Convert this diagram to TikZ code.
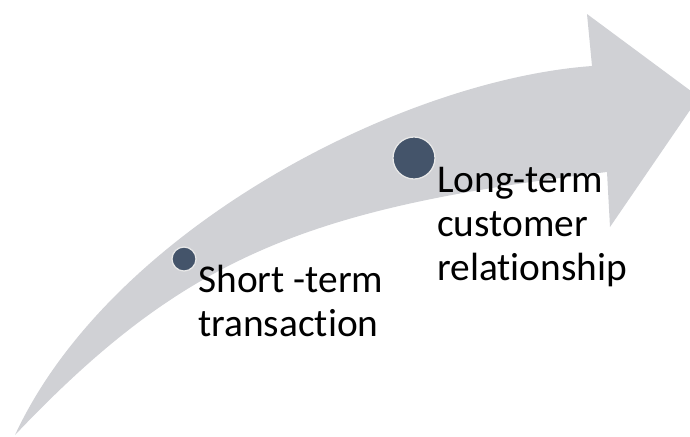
\documentclass[tikz,border=0pt]{standalone}
\usepackage{fontspec}
\setmainfont{Carlito}[Ligatures=NoCommon]
\usepackage{tikz}

\definecolor{arrowgray}{RGB}{208,209,213}
\definecolor{dotblue}{RGB}{68,84,106}
\definecolor{dotrim}{RGB}{232,232,232}

\tikzset{
  dot/.style={circle,fill=dotblue,draw=dotrim,line width=0.9pt,inner sep=0pt},
  steplabel/.style={anchor=base west,align=left,inner sep=0pt,
    font=\fontsize{28}{31}\selectfont}
}

\begin{document}
\begin{tikzpicture}[x=0.025cm,y=-0.025cm]
\useasboundingbox (0,0) rectangle (690,436);
\clip (0,0) rectangle (690,436);
\fill[arrowgray] (15,435) .. controls (110,230) and (400,80) .. (592,66)
  -- (587,14) -- (699,97) -- (610,227) -- (607,172)
  .. controls (307,208) and (185,256) .. (15,435) -- cycle;
\node[dot,minimum size=0.6cm] (shortdot) at (184,259) {};
\node[dot,minimum size=1.05cm] (longdot) at (414,158) {};
% base of a multi-line node is its last line
\node[steplabel] (shortlbl) at (198,336) {Short -term\\transaction};
\node[steplabel] (longlbl) at (437,280) {Long-term\\customer\\relationship};
\end{tikzpicture}
\end{document}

[Given request]
Copy each line above precisely, dropping the pictures.

[Finished answer]
Convert this diagram to TikZ code.
\documentclass[tikz,border=0pt]{standalone}
\usepackage{fontspec}
\setmainfont{Carlito}[Ligatures=NoCommon]
\usepackage{tikz}

\definecolor{arrowgray}{RGB}{208,209,213}
\definecolor{dotblue}{RGB}{68,84,106}
\definecolor{dotrim}{RGB}{232,232,232}

\tikzset{
  dot/.style={circle,fill=dotblue,draw=dotrim,line width=0.9pt,inner sep=0pt},
  steplabel/.style={anchor=base west,align=left,inner sep=0pt,
    font=\fontsize{28}{31}\selectfont}
}

\begin{document}
\begin{tikzpicture}[x=0.025cm,y=-0.025cm]
\useasboundingbox (0,0) rectangle (690,436);
\clip (0,0) rectangle (690,436);
\fill[arrowgray] (15,435) .. controls (110,230) and (400,80) .. (592,66)
  -- (587,14) -- (699,97) -- (610,227) -- (607,172)
  .. controls (307,208) and (185,256) .. (15,435) -- cycle;
\node[dot,minimum size=0.6cm] (shortdot) at (184,259) {};
\node[dot,minimum size=1.05cm] (longdot) at (414,158) {};
% base of a multi-line node is its last line
\node[steplabel] (shortlbl) at (198,336) {Short -term\\transaction};
\node[steplabel] (longlbl) at (437,280) {Long-term\\customer\\relationship};
\end{tikzpicture}
\end{document}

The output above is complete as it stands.